**EXERCISE**
Retype exactly the lines from the first one through the line with "Chart.register(...registerables);", including both ends; skip any pictures.

[Records with drawing code]
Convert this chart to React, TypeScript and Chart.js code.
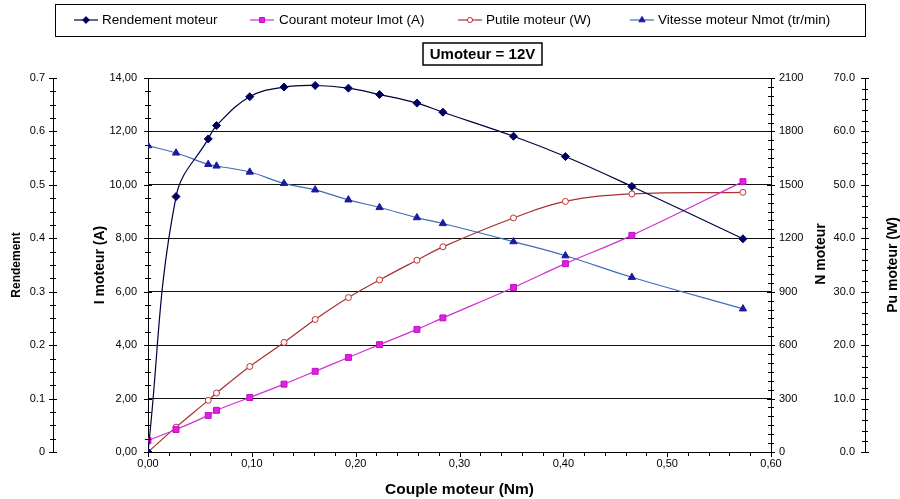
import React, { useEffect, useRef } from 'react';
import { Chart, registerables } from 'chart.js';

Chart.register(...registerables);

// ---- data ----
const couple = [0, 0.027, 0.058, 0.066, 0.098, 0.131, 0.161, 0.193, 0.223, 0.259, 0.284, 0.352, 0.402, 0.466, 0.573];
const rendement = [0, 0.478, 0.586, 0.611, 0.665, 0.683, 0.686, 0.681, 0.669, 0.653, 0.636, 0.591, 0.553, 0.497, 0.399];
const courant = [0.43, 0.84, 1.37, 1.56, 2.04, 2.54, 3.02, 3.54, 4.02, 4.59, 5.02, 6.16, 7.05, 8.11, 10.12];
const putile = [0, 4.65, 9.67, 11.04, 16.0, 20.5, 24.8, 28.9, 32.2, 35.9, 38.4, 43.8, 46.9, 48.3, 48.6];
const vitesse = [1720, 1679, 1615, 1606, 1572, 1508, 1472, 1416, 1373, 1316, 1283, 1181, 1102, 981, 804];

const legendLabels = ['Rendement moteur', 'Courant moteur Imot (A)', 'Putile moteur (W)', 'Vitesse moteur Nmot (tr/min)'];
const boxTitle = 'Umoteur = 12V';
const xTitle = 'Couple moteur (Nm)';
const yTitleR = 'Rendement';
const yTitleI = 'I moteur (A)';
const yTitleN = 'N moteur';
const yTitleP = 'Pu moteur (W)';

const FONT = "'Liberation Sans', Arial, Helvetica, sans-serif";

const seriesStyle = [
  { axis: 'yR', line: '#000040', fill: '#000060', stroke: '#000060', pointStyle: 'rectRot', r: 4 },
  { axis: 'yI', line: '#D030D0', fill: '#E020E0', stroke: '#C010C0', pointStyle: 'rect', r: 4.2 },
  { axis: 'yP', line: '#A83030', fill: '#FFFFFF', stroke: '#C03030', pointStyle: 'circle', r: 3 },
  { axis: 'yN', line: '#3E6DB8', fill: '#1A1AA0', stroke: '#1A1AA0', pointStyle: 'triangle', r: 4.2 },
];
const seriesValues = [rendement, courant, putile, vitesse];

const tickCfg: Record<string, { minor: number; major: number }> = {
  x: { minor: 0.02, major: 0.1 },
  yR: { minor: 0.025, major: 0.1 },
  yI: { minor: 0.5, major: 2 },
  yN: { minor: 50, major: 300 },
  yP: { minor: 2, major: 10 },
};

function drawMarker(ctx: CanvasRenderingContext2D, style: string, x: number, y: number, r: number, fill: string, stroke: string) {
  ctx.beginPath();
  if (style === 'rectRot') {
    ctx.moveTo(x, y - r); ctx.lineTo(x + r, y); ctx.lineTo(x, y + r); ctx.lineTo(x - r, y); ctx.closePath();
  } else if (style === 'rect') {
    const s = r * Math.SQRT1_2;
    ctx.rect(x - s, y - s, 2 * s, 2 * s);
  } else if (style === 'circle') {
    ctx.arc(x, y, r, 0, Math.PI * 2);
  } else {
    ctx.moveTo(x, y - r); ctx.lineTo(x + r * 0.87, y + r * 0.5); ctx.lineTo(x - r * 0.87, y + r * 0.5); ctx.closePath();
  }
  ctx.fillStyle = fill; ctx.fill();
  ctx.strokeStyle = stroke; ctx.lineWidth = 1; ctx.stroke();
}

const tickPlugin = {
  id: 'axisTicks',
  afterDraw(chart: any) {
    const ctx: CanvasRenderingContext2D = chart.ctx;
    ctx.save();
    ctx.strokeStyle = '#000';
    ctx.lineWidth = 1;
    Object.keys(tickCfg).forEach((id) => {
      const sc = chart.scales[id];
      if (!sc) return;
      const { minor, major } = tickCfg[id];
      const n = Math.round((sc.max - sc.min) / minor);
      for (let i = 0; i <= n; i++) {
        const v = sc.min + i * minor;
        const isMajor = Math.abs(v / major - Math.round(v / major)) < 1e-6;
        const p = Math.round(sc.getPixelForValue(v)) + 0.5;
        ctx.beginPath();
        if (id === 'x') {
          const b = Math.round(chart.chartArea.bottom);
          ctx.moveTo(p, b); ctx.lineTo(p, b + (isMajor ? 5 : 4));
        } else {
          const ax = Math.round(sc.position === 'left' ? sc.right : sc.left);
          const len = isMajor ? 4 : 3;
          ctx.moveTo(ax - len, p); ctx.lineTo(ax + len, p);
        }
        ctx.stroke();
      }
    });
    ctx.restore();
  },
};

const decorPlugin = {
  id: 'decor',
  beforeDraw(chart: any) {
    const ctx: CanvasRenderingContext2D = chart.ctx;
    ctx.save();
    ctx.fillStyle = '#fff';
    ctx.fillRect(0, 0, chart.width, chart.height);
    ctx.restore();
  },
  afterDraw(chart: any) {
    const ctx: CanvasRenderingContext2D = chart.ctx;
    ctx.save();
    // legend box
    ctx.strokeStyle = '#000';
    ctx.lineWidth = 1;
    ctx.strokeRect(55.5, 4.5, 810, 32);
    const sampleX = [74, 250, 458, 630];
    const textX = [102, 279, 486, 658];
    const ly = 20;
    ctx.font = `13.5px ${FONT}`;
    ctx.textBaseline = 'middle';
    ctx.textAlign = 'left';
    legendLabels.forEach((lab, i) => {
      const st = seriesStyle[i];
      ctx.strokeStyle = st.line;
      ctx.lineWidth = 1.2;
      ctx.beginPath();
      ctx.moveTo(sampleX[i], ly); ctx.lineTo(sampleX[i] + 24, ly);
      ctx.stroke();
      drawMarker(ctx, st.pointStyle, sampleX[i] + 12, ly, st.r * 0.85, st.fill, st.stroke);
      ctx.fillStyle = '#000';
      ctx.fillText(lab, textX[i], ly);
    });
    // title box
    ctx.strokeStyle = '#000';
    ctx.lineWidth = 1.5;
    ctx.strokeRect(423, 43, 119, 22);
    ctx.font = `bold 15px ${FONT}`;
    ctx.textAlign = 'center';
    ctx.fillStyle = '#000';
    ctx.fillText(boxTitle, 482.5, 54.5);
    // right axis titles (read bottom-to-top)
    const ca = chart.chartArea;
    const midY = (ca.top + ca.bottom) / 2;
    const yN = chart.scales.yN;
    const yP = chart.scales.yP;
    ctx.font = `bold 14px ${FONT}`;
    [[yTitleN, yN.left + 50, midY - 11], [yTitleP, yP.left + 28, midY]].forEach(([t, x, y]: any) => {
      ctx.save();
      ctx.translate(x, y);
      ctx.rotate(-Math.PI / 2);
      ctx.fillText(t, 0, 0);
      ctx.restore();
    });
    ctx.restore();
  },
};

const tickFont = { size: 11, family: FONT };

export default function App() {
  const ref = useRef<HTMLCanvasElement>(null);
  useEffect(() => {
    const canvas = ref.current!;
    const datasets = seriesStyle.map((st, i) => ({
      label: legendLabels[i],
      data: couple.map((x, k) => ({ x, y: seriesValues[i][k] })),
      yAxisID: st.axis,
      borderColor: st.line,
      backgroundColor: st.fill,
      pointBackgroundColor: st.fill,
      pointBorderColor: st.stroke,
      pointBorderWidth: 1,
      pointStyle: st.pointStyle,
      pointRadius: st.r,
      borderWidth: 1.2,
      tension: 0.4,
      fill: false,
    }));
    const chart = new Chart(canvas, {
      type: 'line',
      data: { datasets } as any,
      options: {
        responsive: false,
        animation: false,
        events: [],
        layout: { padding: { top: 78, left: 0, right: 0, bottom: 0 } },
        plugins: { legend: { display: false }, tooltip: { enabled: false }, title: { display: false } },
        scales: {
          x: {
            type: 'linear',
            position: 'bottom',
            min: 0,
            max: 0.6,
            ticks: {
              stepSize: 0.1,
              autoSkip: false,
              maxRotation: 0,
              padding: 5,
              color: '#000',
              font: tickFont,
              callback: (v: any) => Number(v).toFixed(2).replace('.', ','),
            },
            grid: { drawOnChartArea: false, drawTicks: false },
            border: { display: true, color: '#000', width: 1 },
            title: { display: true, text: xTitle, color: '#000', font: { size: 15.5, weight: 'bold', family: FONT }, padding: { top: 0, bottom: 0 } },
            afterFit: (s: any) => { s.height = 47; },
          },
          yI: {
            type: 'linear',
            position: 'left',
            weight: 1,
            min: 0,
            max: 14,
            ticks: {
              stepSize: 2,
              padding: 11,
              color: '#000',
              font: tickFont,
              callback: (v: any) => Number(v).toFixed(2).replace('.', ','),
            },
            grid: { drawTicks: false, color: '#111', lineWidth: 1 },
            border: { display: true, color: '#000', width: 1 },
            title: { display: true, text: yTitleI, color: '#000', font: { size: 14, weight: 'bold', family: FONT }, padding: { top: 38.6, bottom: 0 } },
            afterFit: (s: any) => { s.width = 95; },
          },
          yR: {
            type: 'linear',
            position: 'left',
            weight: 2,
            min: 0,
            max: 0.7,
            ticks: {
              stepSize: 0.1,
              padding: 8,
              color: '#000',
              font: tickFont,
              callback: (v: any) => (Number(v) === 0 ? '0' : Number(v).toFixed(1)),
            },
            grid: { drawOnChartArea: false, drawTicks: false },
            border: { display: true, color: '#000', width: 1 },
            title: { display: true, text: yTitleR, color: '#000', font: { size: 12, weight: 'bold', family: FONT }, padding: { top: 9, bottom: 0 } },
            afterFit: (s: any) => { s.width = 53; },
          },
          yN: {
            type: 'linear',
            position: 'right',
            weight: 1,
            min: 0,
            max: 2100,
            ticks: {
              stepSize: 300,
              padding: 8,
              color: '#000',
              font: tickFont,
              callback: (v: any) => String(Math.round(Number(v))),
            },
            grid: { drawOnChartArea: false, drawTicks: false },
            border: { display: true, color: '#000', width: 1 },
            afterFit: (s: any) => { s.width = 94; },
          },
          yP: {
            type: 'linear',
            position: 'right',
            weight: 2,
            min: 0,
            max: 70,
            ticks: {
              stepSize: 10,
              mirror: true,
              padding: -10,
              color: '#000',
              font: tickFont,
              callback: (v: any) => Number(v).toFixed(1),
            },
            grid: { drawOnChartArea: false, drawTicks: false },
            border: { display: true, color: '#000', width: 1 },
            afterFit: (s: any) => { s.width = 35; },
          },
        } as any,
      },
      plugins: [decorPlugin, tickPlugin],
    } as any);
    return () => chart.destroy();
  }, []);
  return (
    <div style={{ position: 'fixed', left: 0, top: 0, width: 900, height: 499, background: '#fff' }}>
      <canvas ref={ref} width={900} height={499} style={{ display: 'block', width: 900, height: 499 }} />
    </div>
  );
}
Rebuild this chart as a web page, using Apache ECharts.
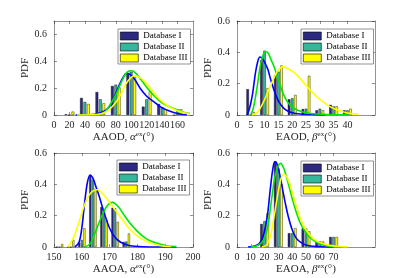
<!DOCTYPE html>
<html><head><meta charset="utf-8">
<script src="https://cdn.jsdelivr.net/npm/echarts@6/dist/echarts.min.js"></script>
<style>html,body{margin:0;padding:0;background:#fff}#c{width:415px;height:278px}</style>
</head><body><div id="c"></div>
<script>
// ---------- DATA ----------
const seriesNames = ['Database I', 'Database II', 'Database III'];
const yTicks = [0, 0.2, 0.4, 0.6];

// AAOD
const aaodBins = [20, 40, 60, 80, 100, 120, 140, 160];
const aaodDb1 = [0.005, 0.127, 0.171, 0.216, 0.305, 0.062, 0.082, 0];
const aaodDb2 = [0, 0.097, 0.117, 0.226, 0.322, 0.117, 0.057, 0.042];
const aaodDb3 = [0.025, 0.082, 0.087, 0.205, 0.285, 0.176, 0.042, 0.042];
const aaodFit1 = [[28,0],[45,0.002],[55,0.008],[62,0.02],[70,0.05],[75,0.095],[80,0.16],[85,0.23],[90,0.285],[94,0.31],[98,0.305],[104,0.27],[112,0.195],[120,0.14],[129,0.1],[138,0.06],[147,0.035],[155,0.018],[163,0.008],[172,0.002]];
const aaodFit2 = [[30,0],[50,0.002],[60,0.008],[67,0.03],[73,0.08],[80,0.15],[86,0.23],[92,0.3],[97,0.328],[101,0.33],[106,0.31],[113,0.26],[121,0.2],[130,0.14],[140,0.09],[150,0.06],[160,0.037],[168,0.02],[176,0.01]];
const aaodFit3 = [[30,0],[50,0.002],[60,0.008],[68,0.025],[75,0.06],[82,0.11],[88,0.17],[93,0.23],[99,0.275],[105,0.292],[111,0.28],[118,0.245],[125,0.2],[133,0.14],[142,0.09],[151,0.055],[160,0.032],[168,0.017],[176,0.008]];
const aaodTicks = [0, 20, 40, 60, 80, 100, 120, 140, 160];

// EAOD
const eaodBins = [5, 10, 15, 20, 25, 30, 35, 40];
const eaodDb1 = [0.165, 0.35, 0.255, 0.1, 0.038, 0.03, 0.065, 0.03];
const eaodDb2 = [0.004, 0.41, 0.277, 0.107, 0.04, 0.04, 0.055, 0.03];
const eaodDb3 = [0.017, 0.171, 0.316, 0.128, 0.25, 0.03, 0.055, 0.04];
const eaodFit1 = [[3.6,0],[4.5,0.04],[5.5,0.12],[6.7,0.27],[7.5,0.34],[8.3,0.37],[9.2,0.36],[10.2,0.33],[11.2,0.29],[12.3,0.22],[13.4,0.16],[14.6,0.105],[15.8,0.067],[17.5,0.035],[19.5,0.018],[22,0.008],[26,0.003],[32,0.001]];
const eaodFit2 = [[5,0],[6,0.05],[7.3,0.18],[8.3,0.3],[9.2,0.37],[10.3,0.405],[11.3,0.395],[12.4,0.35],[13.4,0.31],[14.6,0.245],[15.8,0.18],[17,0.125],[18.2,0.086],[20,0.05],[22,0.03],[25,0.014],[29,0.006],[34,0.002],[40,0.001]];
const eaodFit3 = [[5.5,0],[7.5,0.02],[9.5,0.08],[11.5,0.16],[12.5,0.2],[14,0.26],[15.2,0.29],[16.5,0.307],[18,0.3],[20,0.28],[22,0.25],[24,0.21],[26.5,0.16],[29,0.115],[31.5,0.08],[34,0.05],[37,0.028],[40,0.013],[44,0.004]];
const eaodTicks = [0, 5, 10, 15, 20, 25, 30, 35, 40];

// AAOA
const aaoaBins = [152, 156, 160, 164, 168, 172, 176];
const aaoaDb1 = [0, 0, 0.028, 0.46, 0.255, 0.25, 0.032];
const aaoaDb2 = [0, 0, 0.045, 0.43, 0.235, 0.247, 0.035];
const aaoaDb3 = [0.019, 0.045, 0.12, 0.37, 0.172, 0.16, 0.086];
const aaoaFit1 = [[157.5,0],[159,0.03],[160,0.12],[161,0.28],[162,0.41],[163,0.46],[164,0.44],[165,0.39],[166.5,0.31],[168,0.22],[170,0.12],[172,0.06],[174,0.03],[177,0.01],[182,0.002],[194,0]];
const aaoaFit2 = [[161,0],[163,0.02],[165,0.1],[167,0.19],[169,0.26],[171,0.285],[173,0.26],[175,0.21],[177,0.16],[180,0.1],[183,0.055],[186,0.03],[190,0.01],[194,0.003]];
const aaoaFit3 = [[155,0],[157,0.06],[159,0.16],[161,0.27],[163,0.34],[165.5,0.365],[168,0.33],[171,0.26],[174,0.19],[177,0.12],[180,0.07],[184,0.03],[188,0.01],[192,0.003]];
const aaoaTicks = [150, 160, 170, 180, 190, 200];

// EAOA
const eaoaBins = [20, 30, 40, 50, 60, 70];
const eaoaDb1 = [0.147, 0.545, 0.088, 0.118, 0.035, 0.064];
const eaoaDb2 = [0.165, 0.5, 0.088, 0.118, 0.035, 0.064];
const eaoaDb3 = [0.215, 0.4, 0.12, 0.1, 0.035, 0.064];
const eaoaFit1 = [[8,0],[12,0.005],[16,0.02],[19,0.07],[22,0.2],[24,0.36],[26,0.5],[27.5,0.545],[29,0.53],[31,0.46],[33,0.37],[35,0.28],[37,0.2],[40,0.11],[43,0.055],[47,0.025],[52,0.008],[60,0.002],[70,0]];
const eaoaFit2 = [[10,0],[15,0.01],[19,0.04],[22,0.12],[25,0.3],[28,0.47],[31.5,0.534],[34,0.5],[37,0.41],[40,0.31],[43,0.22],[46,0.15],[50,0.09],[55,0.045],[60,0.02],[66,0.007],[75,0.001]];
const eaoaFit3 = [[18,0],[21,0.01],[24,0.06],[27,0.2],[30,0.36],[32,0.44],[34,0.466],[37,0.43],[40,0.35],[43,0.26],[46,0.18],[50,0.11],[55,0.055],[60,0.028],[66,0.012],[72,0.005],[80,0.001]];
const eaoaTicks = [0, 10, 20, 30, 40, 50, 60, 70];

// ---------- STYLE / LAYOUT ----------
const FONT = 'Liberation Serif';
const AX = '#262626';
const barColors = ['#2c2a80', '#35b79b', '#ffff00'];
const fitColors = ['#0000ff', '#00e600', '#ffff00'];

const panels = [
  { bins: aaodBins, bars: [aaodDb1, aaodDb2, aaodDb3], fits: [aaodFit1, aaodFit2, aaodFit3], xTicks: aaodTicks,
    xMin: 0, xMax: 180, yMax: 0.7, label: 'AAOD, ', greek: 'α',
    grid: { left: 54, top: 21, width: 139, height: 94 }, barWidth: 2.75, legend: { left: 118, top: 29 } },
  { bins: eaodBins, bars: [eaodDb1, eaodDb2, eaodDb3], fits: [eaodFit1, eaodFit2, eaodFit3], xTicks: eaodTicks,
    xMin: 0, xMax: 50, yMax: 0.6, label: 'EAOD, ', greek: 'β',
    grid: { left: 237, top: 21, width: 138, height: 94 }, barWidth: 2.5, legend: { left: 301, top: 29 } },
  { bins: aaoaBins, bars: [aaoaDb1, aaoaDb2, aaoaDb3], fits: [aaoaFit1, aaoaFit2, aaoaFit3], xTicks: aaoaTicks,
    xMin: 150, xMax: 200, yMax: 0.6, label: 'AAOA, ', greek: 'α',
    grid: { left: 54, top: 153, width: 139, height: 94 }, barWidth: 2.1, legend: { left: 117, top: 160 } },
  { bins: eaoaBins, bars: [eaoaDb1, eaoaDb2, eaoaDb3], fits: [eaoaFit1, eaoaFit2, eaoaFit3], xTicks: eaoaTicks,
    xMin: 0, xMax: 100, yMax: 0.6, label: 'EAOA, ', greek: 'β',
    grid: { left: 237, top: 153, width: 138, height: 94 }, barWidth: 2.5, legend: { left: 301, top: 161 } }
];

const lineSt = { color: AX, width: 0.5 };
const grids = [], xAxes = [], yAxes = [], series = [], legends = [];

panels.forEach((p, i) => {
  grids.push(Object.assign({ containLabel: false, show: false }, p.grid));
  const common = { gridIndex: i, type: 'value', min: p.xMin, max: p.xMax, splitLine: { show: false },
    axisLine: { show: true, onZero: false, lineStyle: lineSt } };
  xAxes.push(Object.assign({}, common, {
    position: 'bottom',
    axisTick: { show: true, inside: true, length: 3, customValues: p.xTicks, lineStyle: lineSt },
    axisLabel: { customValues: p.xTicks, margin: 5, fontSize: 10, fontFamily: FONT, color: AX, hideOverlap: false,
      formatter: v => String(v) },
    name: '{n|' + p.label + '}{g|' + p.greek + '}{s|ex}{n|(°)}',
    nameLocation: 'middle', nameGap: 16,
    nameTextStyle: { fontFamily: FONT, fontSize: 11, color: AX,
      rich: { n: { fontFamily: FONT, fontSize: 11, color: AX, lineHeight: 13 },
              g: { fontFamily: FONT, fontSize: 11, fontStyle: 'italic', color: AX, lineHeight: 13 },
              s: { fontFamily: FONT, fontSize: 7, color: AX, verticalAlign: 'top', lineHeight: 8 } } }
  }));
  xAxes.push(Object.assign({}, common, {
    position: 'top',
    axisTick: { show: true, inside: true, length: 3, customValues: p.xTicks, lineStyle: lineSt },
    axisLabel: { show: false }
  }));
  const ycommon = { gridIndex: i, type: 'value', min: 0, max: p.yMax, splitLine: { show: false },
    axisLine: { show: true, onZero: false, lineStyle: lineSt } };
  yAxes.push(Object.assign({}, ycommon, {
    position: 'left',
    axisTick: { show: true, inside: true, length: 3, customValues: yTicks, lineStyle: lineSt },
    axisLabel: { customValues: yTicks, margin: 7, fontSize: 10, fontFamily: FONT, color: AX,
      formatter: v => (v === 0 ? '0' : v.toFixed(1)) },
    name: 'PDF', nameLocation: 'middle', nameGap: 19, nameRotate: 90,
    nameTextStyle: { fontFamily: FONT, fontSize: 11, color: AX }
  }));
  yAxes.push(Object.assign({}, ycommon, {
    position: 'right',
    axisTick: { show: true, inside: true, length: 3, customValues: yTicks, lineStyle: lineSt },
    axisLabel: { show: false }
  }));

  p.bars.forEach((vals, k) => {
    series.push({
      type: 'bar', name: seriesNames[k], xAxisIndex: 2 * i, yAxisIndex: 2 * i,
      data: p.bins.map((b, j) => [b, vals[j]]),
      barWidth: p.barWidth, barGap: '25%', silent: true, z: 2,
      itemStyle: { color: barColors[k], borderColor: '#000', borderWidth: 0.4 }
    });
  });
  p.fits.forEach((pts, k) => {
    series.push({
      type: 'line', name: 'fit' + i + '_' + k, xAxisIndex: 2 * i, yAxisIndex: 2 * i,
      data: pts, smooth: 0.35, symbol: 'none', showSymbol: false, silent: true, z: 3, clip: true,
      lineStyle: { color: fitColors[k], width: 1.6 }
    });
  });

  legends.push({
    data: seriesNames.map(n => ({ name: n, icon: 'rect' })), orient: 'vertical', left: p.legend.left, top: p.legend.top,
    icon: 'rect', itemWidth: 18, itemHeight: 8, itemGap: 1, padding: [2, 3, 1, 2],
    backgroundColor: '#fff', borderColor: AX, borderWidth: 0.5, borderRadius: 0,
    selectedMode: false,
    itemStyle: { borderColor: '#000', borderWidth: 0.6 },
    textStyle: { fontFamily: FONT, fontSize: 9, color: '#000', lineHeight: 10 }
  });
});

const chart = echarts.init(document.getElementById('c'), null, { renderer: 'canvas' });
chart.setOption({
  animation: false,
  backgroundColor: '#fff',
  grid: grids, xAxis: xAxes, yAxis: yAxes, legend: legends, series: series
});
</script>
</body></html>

**ANSWER TO THE PROBLEM**
Convert this chart to React, TypeScript and Chart.js code.
import React, { useEffect, useRef } from 'react';
import { Chart, registerables } from 'chart.js';

Chart.register(...registerables);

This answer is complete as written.